Sayed Ziaoddin Nabavi (ضیاءالدین نبوی; born 21 December 1983), also known as Zia Nabavi, is an Iranian student activist. He previously served nine years of a 10-year sentence on charges of "creating unease in the public mind" before being released in February 2018.

==Student activism==
Nabavi studied engineering at Noshirvani University of Technology in Babol, where he served on its Central Council of the Islamic Association. In 2007, he was permanently banned from university study for his political activities. Along with other banned students, he formed the Council to Defend the Right to Education to defend their rights to continue attending university.

In June 2009, Nabavi attended one of the "Green Revolution" protests, which disputed the reelection of President Mahmoud Ahmadinejad over opposition candidates Mir-Hossein Mousavi and Mehdi Karroubi.

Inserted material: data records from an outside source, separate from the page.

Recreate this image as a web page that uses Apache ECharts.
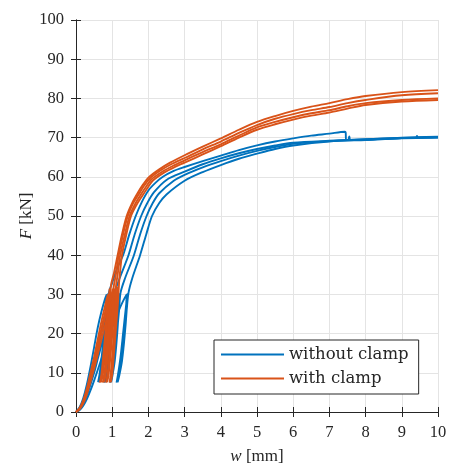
<!DOCTYPE html>
<html>
<head>
<meta charset="utf-8">
<script src="https://cdn.jsdelivr.net/npm/echarts@6/dist/echarts.min.js"></script>
<style>
html,body{margin:0;padding:0;background:#fff;}
#chart{width:449px;height:463px;}
</style>
</head>
<body>
<div id="chart"></div>
<script>
// Data: [w (mm), F (kN)]
const xTicks = [0,1,2,3,4,5,6,7,8,9,10];
const yTicks = [0,10,20,30,40,50,60,70,80,90,100];
const seriesNames = ['without clamp', 'with clamp'];

const blue1 = [[0,0],[0.1,1.2],[0.2,3.5],[0.3,7],[0.4,11.5],[0.5,16.5],[0.6,21.5],[0.7,25.5],[0.8,28.8],[0.85,30],
 [0.83,26],[0.78,19],[0.72,13],[0.66,9.5],[0.61,7.6],
 [0.65,9.5],[0.71,14],[0.77,20],[0.83,26],[0.88,30.2],
 [0.86,26],[0.81,19],[0.75,13],[0.69,9.5],[0.64,7.6],
 [0.68,9.5],[0.74,14],[0.8,20],[0.86,26],[0.91,30.5],
 [1.0,33],[1.15,37],[1.3,40],[1.48,45.5],[1.65,50],[1.82,53.6],[2.0,56.5],[2.2,58.5],[2.4,60],[2.7,61.5],[3,62.5],[3.5,64],[4,65.4],[4.5,66.8],[5,68.0],[5.5,69.0],[6,69.8],[6.5,70.5],[7,71.0],[7.43,71.5],[7.45,71.3],[7.46,69.4],
 [7.52,69.4],[7.55,70.3],[7.58,69.4],[8,69.5],[9,69.9],[9.4,70.0],[9.42,70.4],[9.44,70.0],[10,70.1]];
const blue2 = [[0,0],[0.1,0.8],[0.2,2.5],[0.3,5],[0.4,8.3],[0.5,12],[0.6,16],[0.7,20],[0.8,24],[0.9,27.5],[1.0,30],
 [0.98,26],[0.93,19],[0.87,13],[0.82,9.5],[0.78,7.5],
 [0.82,9.5],[0.88,14],[0.94,20],[1.0,26],[1.04,30.2],
 [1.02,26],[0.97,19],[0.91,13],[0.85,9.5],[0.81,7.6],
 [0.85,9.5],[0.91,14],[0.97,20],[1.03,26],[1.07,30.4],
 [1.2,34],[1.45,40],[1.62,45.3],[1.8,50],[1.97,53.3],[2.15,56],[2.5,59.2],[3,61.3],[3.5,63.2],[4,64.7],[4.5,66],[5,67.1],[5.5,68],[6,68.7],[7,69.2],[8,69.6],[9,70.0],[10,70.2]];
const blue3 = [[0,0],[0.1,0.6],[0.2,2],[0.3,4.2],[0.4,7],[0.5,10],[0.6,13.5],[0.7,17],[0.8,20.5],[0.9,23.5],[1.0,26],[1.1,28.5],[1.17,30],
 [1.15,26],[1.1,19],[1.04,13],[0.98,9.5],[0.94,7.5],
 [0.98,9.5],[1.04,14],[1.1,20],[1.16,26],[1.2,30.2],
 [1.18,26],[1.13,19],[1.07,13],[1.01,9.5],[0.97,7.6],
 [1.01,9.5],[1.07,14],[1.13,20],[1.19,26],[1.23,30.4],
 [1.35,34],[1.6,40],[1.77,45.3],[1.95,50],[2.12,53.3],[2.3,55.8],[2.7,59],[3,60.5],[3.5,62.4],[4,64.0],[4.5,65.4],[5,66.6],[5.5,67.6],[6,68.4],[7,69.1],[8,69.5],[9,69.9],[10,70.1]];
const blue4 = [[0,0],[0.1,0.5],[0.2,1.6],[0.3,3.3],[0.4,5.5],[0.5,8],[0.6,10.7],[0.7,13.5],[0.8,16.3],[0.9,19],[1.0,21.5],[1.1,24],[1.2,26.3],[1.3,28.3],[1.4,30],
 [1.38,26],[1.32,19],[1.25,13],[1.17,9.5],[1.12,7.5],
 [1.16,9.5],[1.23,14],[1.3,20],[1.37,26],[1.42,30.2],
 [1.4,26],[1.34,19],[1.27,13],[1.2,9.5],[1.15,7.6],
 [1.19,9.5],[1.26,14],[1.33,20],[1.4,26],[1.45,30.4],
 [1.55,34],[1.77,40],[1.94,45.3],[2.1,50],[2.3,53.3],[2.5,55.5],[3,59],[3.5,61.2],[4,63],[4.5,64.6],[5,65.9],[5.5,67.1],[6,68.0],[7,69.0],[8,69.4],[9,69.8],[10,70.0]];

const orange1 = [[0,0],[0.1,1],[0.2,3],[0.3,6],[0.4,10],[0.5,14],[0.6,18.5],[0.7,23],[0.8,27],[0.88,30],
 [0.86,26],[0.8,18],[0.74,12],[0.69,9],[0.66,7.5],
 [0.7,9.5],[0.76,15],[0.83,22],[0.89,28],[0.93,31.5],
 [0.91,27],[0.85,19],[0.78,12.5],[0.73,9],[0.69,7.6],
 [0.73,9.5],[0.79,15],[0.86,22],[0.92,28],[0.97,32.5],
 [1.05,35.5],[1.15,40],[1.27,45.3],[1.4,50],[1.55,53.3],[1.7,55.8],[1.85,58],[2.0,59.8],[2.3,61.9],[2.6,63.6],[3,65.5],[3.5,67.7],[4,69.8],[4.5,72.0],[5,74.0],[5.5,75.5],[6,76.8],[6.5,77.9],[7,78.8],[7.5,79.8],[8,80.6],[9,81.6],[10,82.1]];
const orange2 = [[0,0],[0.1,0.9],[0.2,2.7],[0.3,5.4],[0.4,9],[0.5,12.8],[0.6,17],[0.7,21.3],[0.8,25.3],[0.9,29],[0.95,30.5],
 [0.93,26],[0.87,18],[0.81,12],[0.77,9],[0.74,7.5],
 [0.78,9.5],[0.84,15],[0.91,22],[0.97,28],[1.01,31.5],
 [0.99,27],[0.93,19],[0.86,12.5],[0.81,9],[0.77,7.6],
 [0.81,9.5],[0.87,15],[0.94,22],[1.0,28],[1.05,32.5],
 [1.1,35],[1.18,40],[1.3,45.3],[1.43,50],[1.58,53.3],[1.73,55.5],[1.88,57.7],[2.03,59.5],[2.33,61.6],[2.63,63.2],[3,64.8],[3.5,67.0],[4,69.0],[4.5,71.2],[5,73.2],[5.5,74.8],[6,76.0],[6.5,77.0],[7,77.8],[7.5,78.8],[8,79.6],[9,80.8],[10,81.3]];
const orange3 = [[0,0],[0.1,0.8],[0.2,2.5],[0.3,5],[0.4,8.4],[0.5,12],[0.6,16],[0.7,20],[0.8,24],[0.9,27.5],[1.02,31],
 [1.0,26],[0.95,18],[0.9,12],[0.86,9],[0.83,7.5],
 [0.87,9.5],[0.93,15],[0.99,22],[1.04,28],[1.07,31.5],
 [1.05,27],[0.99,19],[0.93,12.5],[0.89,9],[0.86,7.6],
 [0.9,9.5],[0.96,15],[1.02,22],[1.07,28],[1.11,32.5],
 [1.15,35],[1.22,40],[1.35,45.3],[1.48,50],[1.63,53],[1.78,55.3],[1.93,57.4],[2.08,59.3],[2.38,61.3],[2.7,62.9],[3,64.2],[3.5,66.3],[4,68.3],[4.5,70.5],[5,72.6],[5.5,74.0],[6,75.2],[6.5,76.2],[7,77.0],[7.5,78.0],[8,78.8],[9,79.6],[10,80.0]];
const orange4 = [[0,0],[0.1,0.7],[0.2,2.2],[0.3,4.5],[0.4,7.6],[0.5,11],[0.6,14.6],[0.7,18.3],[0.8,22],[0.9,25.5],[1.0,28.5],[1.1,31.5],
 [1.08,26],[1.03,18],[0.98,12],[0.95,9],[0.93,7.5],
 [0.97,9.5],[1.02,15],[1.08,22],[1.13,28],[1.16,32],
 [1.14,27],[1.08,19],[1.02,12.5],[0.98,9],[0.96,7.6],
 [1.0,9.5],[1.05,15],[1.11,22],[1.16,28],[1.19,33],
 [1.22,36],[1.27,40],[1.39,45.3],[1.52,50],[1.67,52.8],[1.82,55],[1.97,57.1],[2.12,59],[2.42,61],[2.75,62.6],[3,63.6],[3.5,65.7],[4,67.8],[4.5,70.0],[5,72.0],[5.5,73.4],[6,74.6],[6.5,75.6],[7,76.4],[7.5,77.4],[8,78.3],[9,79.2],[10,79.6]];

const blueCurves = [blue1, blue2, blue3, blue4];
const orangeCurves = [orange1, orange2, orange3, orange4];

const BLUE = '#0072BD', ORANGE = '#D95319';
const AX = '#262626';
const serif = 'Liberation Serif';

const series = [];
blueCurves.forEach(d => series.push({
  name: seriesNames[0], type: 'line', data: d, showSymbol: false, symbol: 'none', smooth: 0.3,
  color: BLUE, lineStyle: {width: 1.9, color: BLUE}, animation: false, z: 2
}));
orangeCurves.forEach(d => series.push({
  name: seriesNames[1], type: 'line', data: d, showSymbol: false, symbol: 'none', smooth: 0.3,
  color: ORANGE, lineStyle: {width: 1.9, color: ORANGE}, animation: false, z: 3
}));

const labelStyle = {fontFamily: serif, fontSize: 16.5, color: AX};

const chart = echarts.init(document.getElementById('chart'), null, {renderer: 'canvas'});
chart.setOption({
  animation: false,
  backgroundColor: '#fff',
  grid: {left: 76, right: 11, top: 20, bottom: 51, containLabel: false, outerBoundsMode: 'none'},
  legend: {
    data: seriesNames,
    orient: 'vertical',
    left: 214, top: 340,
    icon: 'rect', itemWidth: 63, itemHeight: 2, itemGap: 7,
    padding: [6, 10, 7, 7],
    borderColor: AX, borderWidth: 1, backgroundColor: '#fff',
    textStyle: {fontFamily: 'DejaVu Serif', fontSize: 16.5, color: AX, lineHeight: 16},
    selectedMode: false
  },
  xAxis: [{
    type: 'value', min: xTicks[0], max: xTicks[xTicks.length-1], interval: 1,
    name: '{i|w} [mm]', nameLocation: 'middle', nameGap: 36,
    nameTextStyle: {fontFamily: serif, fontSize: 17, color: AX, rich: {i: {fontFamily: serif, fontStyle: 'italic', fontSize: 17, color: AX}}},
    axisLine: {show: true, lineStyle: {color: AX, width: 1}},
    axisTick: {show: true, inside: true, length: 5, lineStyle: {color: AX}},
    axisLabel: Object.assign({margin: 12}, labelStyle),
    splitLine: {show: true, lineStyle: {color: '#e4e4e4', width: 1}}
  }, {
    type: 'value', position: 'top', min: 0, max: 10, interval: 1,
    axisLine: {show: true, lineStyle: {color: AX, width: 1}},
    axisTick: {show: true, inside: true, length: 5, lineStyle: {color: AX}},
    axisLabel: {show: false}, splitLine: {show: false}
  }],
  yAxis: [{
    type: 'value', min: yTicks[0], max: yTicks[yTicks.length-1], interval: 10,
    name: '{i|F} [kN]', nameLocation: 'middle', nameGap: 41, nameRotate: 90, nameMoveOverlap: false,
    nameTextStyle: {fontFamily: serif, fontSize: 17, color: AX, rich: {i: {fontFamily: serif, fontStyle: 'italic', fontSize: 17, color: AX}}},
    axisLine: {show: true, lineStyle: {color: AX, width: 1}},
    axisTick: {show: true, inside: true, length: 5, lineStyle: {color: AX}},
    axisLabel: Object.assign({margin: 12}, labelStyle),
    splitLine: {show: true, lineStyle: {color: '#e4e4e4', width: 1}}
  }, {
    type: 'value', position: 'right', min: 0, max: 100, interval: 10,
    axisLine: {show: true, lineStyle: {color: AX, width: 1}},
    axisTick: {show: true, inside: true, length: 5, lineStyle: {color: AX}},
    axisLabel: {show: false}, splitLine: {show: false}
  }],
  series: series
});
</script>
</body>
</html>
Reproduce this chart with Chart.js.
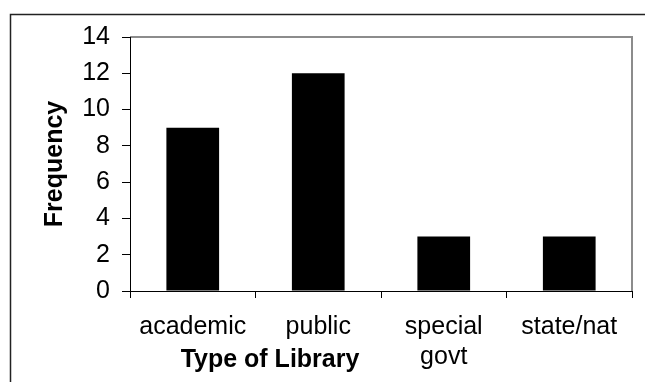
<!DOCTYPE html>
<html>
<head>
<meta charset="utf-8">
<script src="https://cdn.jsdelivr.net/npm/chart.js@4/dist/chart.umd.min.js"></script>
<style>
  html, body { margin: 0; padding: 0; background: #fff; }
  #wrap { position: relative; width: 645px; height: 382px; }
</style>
</head>
<body>
<div id="wrap"><canvas id="c" width="645" height="382"></canvas></div>
<script>
const categories = ['academic', 'public', ['special', 'govt'], 'state/nat'];
const frequency = [9, 12, 3, 3];
const yTicks = [0, 2, 4, 6, 8, 10, 12, 14];
const xTitle = 'Type of Library';
const yTitle = 'Frequency';

const FONT = "'Liberation Sans', Arial, sans-serif";

const decor = {
  id: 'decor',
  beforeDraw(chart) {
    const ctx = chart.ctx;
    ctx.save();
    ctx.fillStyle = '#fff';
    ctx.fillRect(0, 0, chart.width, chart.height);
    ctx.strokeStyle = '#222';
    ctx.lineWidth = 1.5;
    ctx.strokeRect(10.5, 14.5, 640, 400);
    ctx.restore();
  },
  afterDatasetsDraw(chart) {
    const ctx = chart.ctx;
    const a = chart.chartArea;
    ctx.save();
    ctx.strokeStyle = '#8c8c8c';
    ctx.lineWidth = 2;
    ctx.beginPath();
    ctx.moveTo(a.left, a.top);
    ctx.lineTo(a.right, a.top);
    ctx.lineTo(a.right, a.bottom);
    ctx.stroke();
    ctx.strokeStyle = '#000';
    ctx.lineWidth = 1;
    ctx.beginPath();
    ctx.moveTo(a.left + 0.5, a.top);
    ctx.lineTo(a.left + 0.5, a.bottom + 0.5);
    ctx.lineTo(a.right, a.bottom + 0.5);
    ctx.stroke();
    ctx.fillStyle = '#000';
    ctx.font = "bold 25px " + FONT;
    ctx.textAlign = 'center';
    ctx.textBaseline = 'alphabetic';
    ctx.fillText(xTitle, 270, 367);
    ctx.translate(62, (a.top + a.bottom) / 2);
    ctx.rotate(-Math.PI / 2);
    ctx.fillText(yTitle, 0, 0);
    ctx.restore();
  }
};

new Chart(document.getElementById('c'), {
  type: 'bar',
  data: {
    labels: categories,
    datasets: [{
      data: frequency,
      backgroundColor: '#000',
      borderWidth: 0,
      barPercentage: 0.42,
      categoryPercentage: 1.0
    }]
  },
  options: {
    responsive: false,
    animation: false,
    events: [],
    layout: { padding: { left: 0, top: 37, right: 13, bottom: 0 } },
    plugins: { legend: { display: false }, tooltip: { enabled: false } },
    scales: {
      x: {
        offset: true,
        border: { display: false },
        grid: { offset: true, drawOnChartArea: false, drawTicks: true, tickLength: 7, color: '#000' },
        ticks: { color: '#000', font: { family: FONT, size: 25, lineHeight: 1.2 }, padding: 14, maxRotation: 0, autoSkip: false },
        afterFit(s) { s.height = 91; }
      },
      y: {
        min: 0, max: 14,
        afterBuildTicks(s) { s.ticks = yTicks.map(v => ({ value: v })); },
        border: { display: false },
        grid: { drawOnChartArea: false, drawTicks: true, tickLength: 8, color: '#000' },
        ticks: { color: '#000', font: { family: FONT, size: 25 }, padding: 12 },
        afterFit(s) { s.width = 130; }
      }
    }
  },
  plugins: [decor]
});
</script>
</body>
</html>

Shortly after, he was arrested at his home along with his cousin , Atefeh Nabavi. He was initially charged with "gathering and colluding against national security"; "propaganda against the system"; "disturbing public order"; and "moharebeh" (enmity against God), as well as accused with being a member of the People’s Mojahedin Organization of Iran, an Iranian dissident group. The charges were later reduced to "creating unease in the public mind", and he was given a sentence of 15 years in prison and 74 lashes. In May 2010, a successful appeal reduced his sentence to ten years.

==Imprisonment==
Following his trial, Nabavi began serving his sentence at Tehran's Evin Prison along with numerous other student protesters, including Majid Tavakoli and Kouhyar Goudarzi. The International Campaign for Human Rights in Iran published a letter from Nabavi in February 2010 in which he stated that he had been held for 100 days of solitary confinement and "subjected to physical and psychological torture".

In July and August 2010, he joined sixteen other prisoners in a hunger strike to protest Evin's conditions after their families were allegedly assaulted by guards during a visiting day on 26 July. By February 2011, he had been moved to Karoun Prison in Ahvaz, but on 24 February was abruptly withdrawn from the prison, causing Amnesty International to issue an "Urgent Action" that he was at risk for torture.

Amnesty International has declared Nabavi a prisoner of conscience and called for his unconditional release. Human Rights Watch called on the Iranian government "to release the dozens of students who remain in prison on baseless charges, and allow back into the classroom the hundreds of others who are being deprived of their education for political and religious reasons."